This is an interesting, short question-and-answer on the Genetic and Rare Diseases Information Center (part of NIH) about the inheritability of progressive supranuclear palsy (PSP), from September 2012.
Progressive supranuclear palsy
Genetics and Rare Diseases Information Center (part of NIH)
Last updated 9/12/2012
Question: My identical twin sister has been diagnosed with progressive supranuclear palsy (PSP). As it seems this disease may have a genetic cause, what is the chance that I would also develop PSP? And within what timeframe?
Answer: The following information may help to address your question:
What is the chance of developing progressive supranuclear palsy if a relative is affected?
Researchers do not yet completely understand the causes of progressive supranuclear palsy (PSP), so it is not possible to predict the chance of a relative developing the condition if one family member has been diagnosed. Most of the time, only one person in a family develops PSP. It is not very common to have multiple members of a family develop PSP. One study found that 7% of individuals with PSP had a family history of potentially related conditions (including dementia or parkinsonism), which suggests there may be a shared genetic risk factor.
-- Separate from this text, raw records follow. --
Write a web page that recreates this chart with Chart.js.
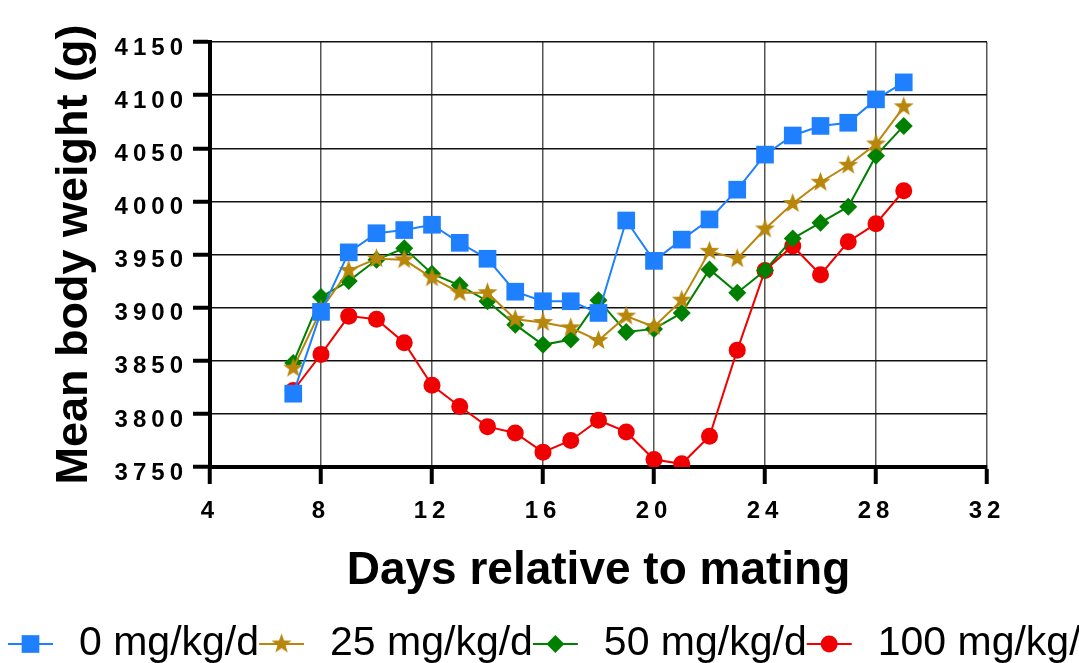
<!DOCTYPE html>
<html>
<head>
<meta charset="utf-8">
<script src="https://cdn.jsdelivr.net/npm/chart.js@4.4.0/dist/chart.umd.min.js"></script>
<style>
    html, body { margin: 0; padding: 0; background: #fff; overflow: hidden; }
    canvas { display: block; }
</style>
</head>
<body>
<canvas id="weightChart" width="1079" height="663"></canvas>
<script>
const days = [7, 8, 9, 10, 11, 12, 13, 14, 15, 16, 17, 18, 19, 20, 21, 22, 23, 24, 25, 26, 27, 28, 29];
const seriesLabels = ['0 mg/kg/d', '25 mg/kg/d', '50 mg/kg/d', '100 mg/kg/d'];
const dose0 = [3819, 3896, 3952, 3970, 3973, 3978, 3961, 3946, 3915, 3906, 3906, 3895, 3982, 3944, 3964, 3983, 4011, 4044, 4062, 4071, 4074, 4096, 4112];
const dose25 = [3843, 3898, 3935, 3946, 3945, 3928, 3914, 3914, 3889, 3886, 3881, 3869, 3892, 3882, 3907, 3953, 3946, 3974, 3998, 4018, 4034, 4054, 4089];
const dose50 = [3848, 3910, 3925, 3945, 3956, 3932, 3921, 3906, 3884, 3865, 3870, 3907, 3877, 3880, 3895, 3936, 3914, 3935, 3965, 3980, 3995, 4043, 4071];
const dose100 = [3822, 3856, 3892, 3889, 3867, 3827, 3807, 3788, 3782, 3764, 3775, 3794, 3783, 3757, 3753, 3779, 3860, 3935, 3958, 3931, 3962, 3979, 4010];

const BLUE = 'rgb(30,128,255)';
const GOLD = 'rgb(184,134,11)';
const GREEN = 'rgb(0,128,0)';
const RED = 'rgb(240,0,0)';
const FONT = "'Liberation Sans', Arial, sans-serif";

// filled five point star, used as the point style for the 25 mg/kg/d series
function makeStar(color, outer, inner) {
    const c = document.createElement('canvas');
    const s = Math.ceil(outer * 2 + 2);
    c.width = s;
    c.height = s;
    const g = c.getContext('2d');
    g.fillStyle = color;
    g.beginPath();
    for (let i = 0; i < 10; i++) {
        const r = i % 2 === 0 ? outer : inner;
        const a = -Math.PI / 2 + i * Math.PI / 5;
        const px = s / 2 + r * Math.cos(a);
        const py = s / 2 + r * Math.sin(a);
        if (i === 0) g.moveTo(px, py); else g.lineTo(px, py);
    }
    g.closePath();
    g.fill();
    return c;
}
const starImg = makeStar(GOLD, 10.5, 4.3);

const toPoints = values => values.map((v, i) => ({ x: days[i], y: v }));

function drawMarker(ctx, ds, x, y) {
    ctx.fillStyle = ds.pointBackgroundColor;
    const style = ds.pointStyle;
    const r = ds.pointRadius;
    ctx.beginPath();
    if (style === 'rect') {
        const h = Math.SQRT1_2 * r;
        ctx.rect(x - h, y - h, h * 2, h * 2);
    } else if (style === 'rectRot') {
        ctx.moveTo(x, y - r);
        ctx.lineTo(x + r, y);
        ctx.lineTo(x, y + r);
        ctx.lineTo(x - r, y);
        ctx.closePath();
    } else if (style === 'circle') {
        ctx.arc(x, y, r, 0, Math.PI * 2);
    } else {
        ctx.drawImage(style, x - style.width / 2, y - style.height / 2);
        return;
    }
    ctx.fill();
}

const bottomLegend = {
    id: 'bottomLegend',
    afterDatasetsDraw(chart) {
        // tick labels are drawn after the datasets (ticks.z = 1), spaced out like the original
        chart.ctx.letterSpacing = '5px';
    },
    afterDraw(chart) {
        const ctx = chart.ctx;
        ctx.save();
        ctx.letterSpacing = '0px';
        ctx.font = '41px ' + FONT;
        ctx.textBaseline = 'middle';
        ctx.textAlign = 'left';
        const y = 644;
        let x = 8;
        chart.data.datasets.forEach(ds => {
            ctx.strokeStyle = ds.borderColor;
            ctx.lineWidth = 2;
            ctx.beginPath();
            ctx.moveTo(x, y);
            ctx.lineTo(x + 45, y);
            ctx.stroke();
            drawMarker(ctx, ds, x + 22.5, y);
            ctx.fillStyle = '#000';
            ctx.fillText(ds.label, x + 71, y);
            x += 71 + ctx.measureText(ds.label).width;
        });
        ctx.restore();
    }
};

const ctx = document.getElementById('weightChart').getContext('2d');
new Chart(ctx, {
    type: 'line',
    data: {
        datasets: [
            { label: seriesLabels[0], data: toPoints(dose0), borderColor: BLUE, pointBackgroundColor: BLUE, pointBorderColor: BLUE,
              pointStyle: 'rect', pointRadius: 12.5, pointBorderWidth: 0 },
            { label: seriesLabels[1], data: toPoints(dose25), borderColor: GOLD, pointBackgroundColor: GOLD, pointBorderColor: GOLD,
              pointStyle: starImg, pointRadius: 10, pointBorderWidth: 0 },
            { label: seriesLabels[2], data: toPoints(dose50), borderColor: GREEN, pointBackgroundColor: GREEN, pointBorderColor: GREEN,
              pointStyle: 'rectRot', pointRadius: 9, pointBorderWidth: 0 },
            { label: seriesLabels[3], data: toPoints(dose100), borderColor: RED, pointBackgroundColor: RED, pointBorderColor: RED,
              pointStyle: 'circle', pointRadius: 8.5, pointBorderWidth: 0 }
        ]
    },
    options: {
        responsive: false,
        animation: false,
        events: [],
        layout: { padding: { left: 0, top: 42, right: 92, bottom: 0 } },
        elements: {
            line: { borderWidth: 2, tension: 0, fill: false }
        },
        plugins: {
            legend: { display: false },
            tooltip: { enabled: false }
        },
        scales: {
            x: {
                type: 'linear',
                min: 4,
                max: 32,
                afterFit: scale => { scale.height = 196; },
                ticks: {
                    stepSize: 4,
                    z: 1,
                    padding: 13,
                    color: '#000',
                    font: { family: FONT, size: 24, weight: 'bold' },
                    maxRotation: 0,
                    callback: value => String(value)
                },
                grid: {
                    color: '#555',
                    lineWidth: 1.5,
                    tickColor: '#000',
                    tickWidth: 4,
                    tickLength: 17
                },
                border: { display: true, color: '#000', width: 4 },
                title: {
                    display: true,
                    text: 'Days relative to mating',
                    color: '#000',
                    font: { family: FONT, size: 46, weight: 'bold', lineHeight: 1 },
                    padding: { top: 0, bottom: 69 }
                }
            },
            y: {
                min: 3750,
                max: 4150,
                afterFit: scale => { scale.width = 210; },
                ticks: {
                    stepSize: 50,
                    z: 1,
                    padding: 5,
                    labelOffset: 6,
                    color: '#000',
                    font: { family: FONT, size: 24, weight: 'bold' },
                    callback: value => String(value)
                },
                grid: {
                    color: '#111',
                    lineWidth: 1.5,
                    tickColor: '#000',
                    tickWidth: 4,
                    tickLength: 17
                },
                border: { display: true, color: '#000', width: 4 },
                title: {
                    display: true,
                    text: 'Mean body weight (g)',
                    color: '#000',
                    font: { family: FONT, size: 45, weight: 'bold', lineHeight: 1 },
                    padding: { top: 52, bottom: 0 }
                }
            }
        }
    },
    plugins: [bottomLegend]
});
</script>
</body>
</html>
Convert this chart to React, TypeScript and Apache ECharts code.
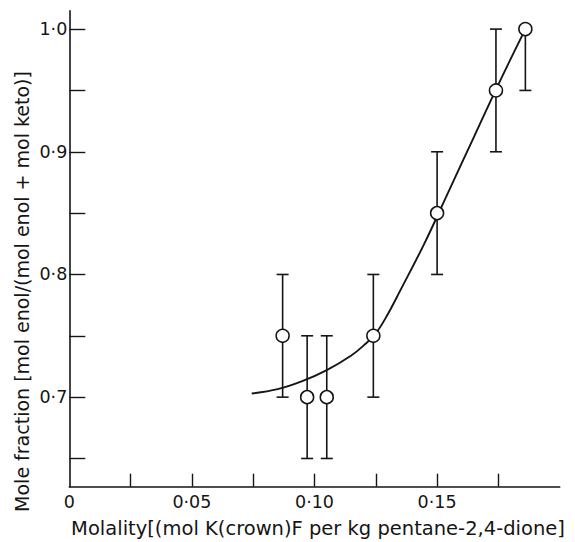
import React, { useEffect, useRef } from "react";
import * as echarts from "echarts";

// Measured data points (molality vs mole fraction of enol)
const molality = [0.087, 0.097, 0.105, 0.124, 0.150, 0.174, 0.186];
const moleFraction = [0.75, 0.70, 0.70, 0.75, 0.85, 0.95, 1.00];
const errorLow = [0.70, 0.65, 0.65, 0.70, 0.80, 0.90, 0.95];
const errorHigh = [0.80, 0.75, 0.75, 0.80, 0.90, 1.00, 1.00];

// Hand-drawn fitted curve
const curveX = [0.0744, 0.085, 0.095, 0.105, 0.115, 0.12, 0.125, 0.13, 0.135, 0.145, 0.155, 0.165, 0.175, 0.186];
const curveY = [0.703, 0.7065, 0.713, 0.722, 0.734, 0.742, 0.752, 0.768, 0.787, 0.826, 0.869, 0.912, 0.955, 1.0];

// Axis ticks and labels
const xTickValues = [0.025, 0.05, 0.075, 0.1, 0.125, 0.15, 0.175];
const xLabelValues = [0, 0.05, 0.1, 0.15];
const yTickValues = [0.65, 0.7, 0.75, 0.8, 0.85, 0.9, 0.95, 1.0];
const yLabelValues = [0.7, 0.8, 0.9, 1.0];

const xTitle = "Molality[(mol K(crown)F per kg pentane-2,4-dione]";
const yTitle = "Mole fraction [mol enol/(mol enol + mol keto)]";

const INK = "#151515";
const FONT = "DejaVu Sans";

export default function App() {
  const ref = useRef<HTMLDivElement>(null);

  useEffect(() => {
    if (!ref.current) return;
    const chart = echarts.init(ref.current, null, { renderer: "svg" });

    const fmtX = (v: number) => (v === 0 ? "0" : v.toFixed(2).replace(".", "·"));
    const fmtY = (v: number) => v.toFixed(1).replace(".", "·");

    const option: any = {
      animation: false,
      backgroundColor: "#ffffff",
      grid: {
        left: 69.3,
        right: 15.3,
        top: 10.7,
        bottom: 55.3,
        containLabel: false,
        outerBoundsMode: "none",
      },
      xAxis: {
        type: "value",
        min: 0,
        max: 0.2,
        interval: 0.025,
        splitLine: { show: false },
        axisLine: { show: true, onZero: false, lineStyle: { color: INK, width: 1.6 } },
        axisTick: {
          show: true,
          inside: true,
          length: 13,
          customValues: xTickValues,
          lineStyle: { color: INK, width: 1.4 },
        },
        axisLabel: {
          show: true,
          customValues: xLabelValues,
          formatter: fmtX,
          color: INK,
          fontFamily: FONT,
          fontSize: 17.5,
          margin: 6,
        },
      },
      yAxis: {
        type: "value",
        min: 0.627,
        max: 1.015,
        splitLine: { show: false },
        axisLine: { show: true, onZero: false, lineStyle: { color: INK, width: 1.6 } },
        axisTick: {
          show: true,
          inside: true,
          length: 16,
          customValues: yTickValues,
          lineStyle: { color: INK, width: 1.4 },
        },
        axisLabel: {
          show: true,
          customValues: yLabelValues,
          formatter: fmtY,
          color: INK,
          fontFamily: FONT,
          fontSize: 17.5,
          margin: 2,
        },
      },
      graphic: [
        {
          type: "text",
          x: 318,
          y: 528,
          style: {
            text: xTitle,
            fill: INK,
            font: `19.5px "${FONT}"`,
            textAlign: "center",
            textVerticalAlign: "middle",
          },
        },
        {
          type: "text",
          x: 22,
          y: 291.5,
          rotation: Math.PI / 2,
          style: {
            text: yTitle,
            fill: INK,
            font: `19px "${FONT}"`,
            textAlign: "center",
            textVerticalAlign: "middle",
          },
        },
      ],
      series: [
        {
          type: "line",
          data: curveX.map((x, i) => [x, curveY[i]]),
          smooth: 0.4,
          showSymbol: false,
          symbol: "none",
          lineStyle: { color: INK, width: 1.9 },
          z: 2,
        },
        {
          type: "custom",
          data: molality.map((x, i) => [x, errorLow[i], errorHigh[i], moleFraction[i]]),
          encode: { x: 0, y: [1, 2] },
          z: 3,
          renderItem: (params: any, api: any) => {
            const x = api.value(0);
            const lo = api.value(1);
            const hi = api.value(2);
            const v = api.value(3);
            const pLo = api.coord([x, lo]);
            const pHi = api.coord([x, hi]);
            const half = 6;
            const style = { stroke: INK, lineWidth: 1.6 };
            const children: any[] = [
              { type: "line", shape: { x1: pLo[0], y1: pLo[1], x2: pHi[0], y2: pHi[1] }, style },
              { type: "line", shape: { x1: pLo[0] - half, y1: pLo[1], x2: pLo[0] + half, y2: pLo[1] }, style },
            ];
            if (hi > v) {
              children.push({
                type: "line",
                shape: { x1: pHi[0] - half, y1: pHi[1], x2: pHi[0] + half, y2: pHi[1] },
                style,
              });
            }
            return { type: "group", children };
          },
        },
        {
          type: "scatter",
          data: molality.map((x, i) => [x, moleFraction[i]]),
          symbol: "circle",
          symbolSize: 13,
          itemStyle: { color: "#ffffff", borderColor: INK, borderWidth: 1.5, opacity: 1 },
          z: 4,
        },
      ],
    };

    chart.setOption(option);
    return () => chart.dispose();
  }, []);

  return (
    <div
      ref={ref}
      style={{ position: "fixed", left: 0, top: 0, width: 575, height: 542, background: "#fff" }}
    />
  );
}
A few genetic risk factors (particularly a gene called MAPT) are known to play a role in the development of PSP. However, these genetic risk factors have only been found in a few families. Researchers suspect that there are other genetic factors that haven’t been found yet that also contribute to progressive supranuclear palsy.
If a family member has a known genetic risk factor for progressive supranuclear palsy, what is the chance a relative has inherited it?
Close relatives such as parents, siblings, and children of an affected individual have a greater chance of sharing a genetic predisposition than do aunts, uncles, grandparents or cousins. Identical twins share their entire DNA, so they should have the same genetic risk factors.
If an individual inherited a known risk factor, what is the chance of developing progressive supranuclear palsy?
Having a genetic risk factor increases the chance of developing progressive supranuclear palsy (PSP); it does not guarantee that an individual will develop this disease at some point in their lifetime. The exact risk of developing PSP in an individual with a genetic predisposition is currently unknown.
What is the average age at diagnosis for progressive supranuclear palsy?
Individuals with progressive supranuclear palsy usually experience the first symptoms of this disease while in their 60s.